Grass plants for clay soil
There are a range of glass plants well suited to heavy clay soils, including Miscanthus, Panicum, Pennisetum and Yucca. At Jackson’s Nurseries, we sit mainly on clay (in a part of the UK that was historically known for its pottery industry), making us well placed to advise on the best plants for clay soil and grow these varieties to thrive on clay in your own garden. Clay soil is made of very fine particles sitting closely together which prevent air and moisture from easily moving through the soil. This makes it ‘heavy’ and prone to waterlogging in winter and cracking in summer, but they’re also rich in nutrients and moisture retentive. We recommend conditioning clay soils by incorporating plenty of well-rotted, bulky organic matter such as compost, leaf mould or bark chippings, and some coarse grit if you find your ground lies wet for some of the year. If you’re unsure what type of ground you have, check out our article on understanding your soil for some simple tips to test soil type.

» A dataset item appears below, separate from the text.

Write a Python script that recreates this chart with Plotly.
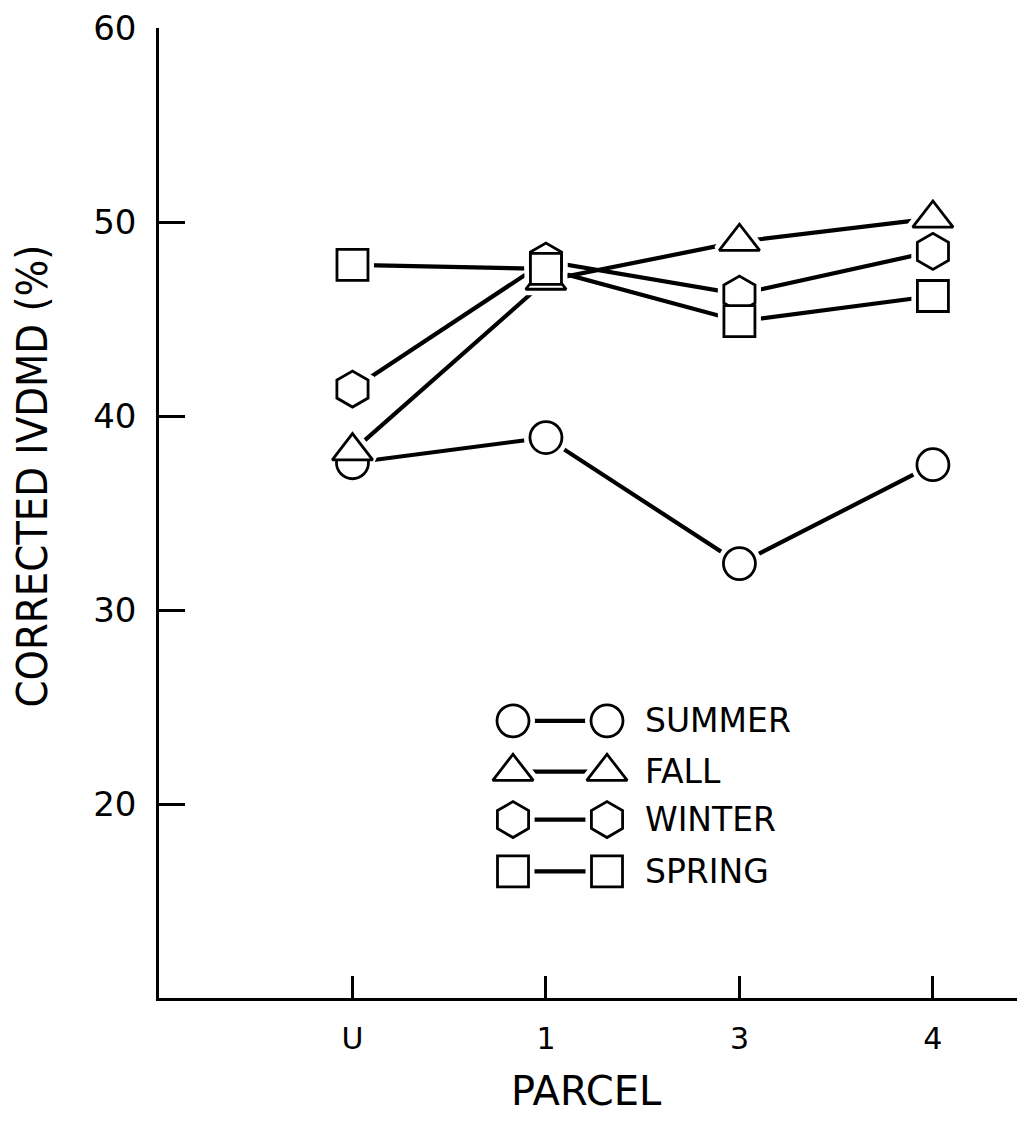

Miscanthus is a reliable grass best known for its fabulous displays of feathery, textured flowers that are held above the foliage in bright or subtle colours through summer and autumn. Perfect for adding structure, elegance and movement to the garden, they provide a beautiful display with a chameleon-like ability to adapt through the seasons and ask for very little work in return. Larger varieties are effective grown singly as a centre-piece or as a backdrop to purple-flowering plants, while smaller-growing varieties are well-suited to containers. Wispy Miscanthus can be planted behind benches to create a tranquil seating area where its foliage will gently rustle in the wind.
As sentinels of the south-western deserts, Yuccas are adaptive to wet clay soils with waxy, arching, sword-shaped foliage arranged in rosettes. Many have leaves with razor-sharp edges and spiny tips, earning them the common name Spanish dagger. In summer, they produce grand flowers held high above the foliage on tall stalks that emerge from the centre of the plant, sometimes 3 metres tall. Most produce white or cream flowers, sometimes with a purple or pink tinge. In the border, they're best combined with other plants that also prefer a dry soil, such as sedum, salvia, lavender plants, Euphorbia and black-eyed Susan.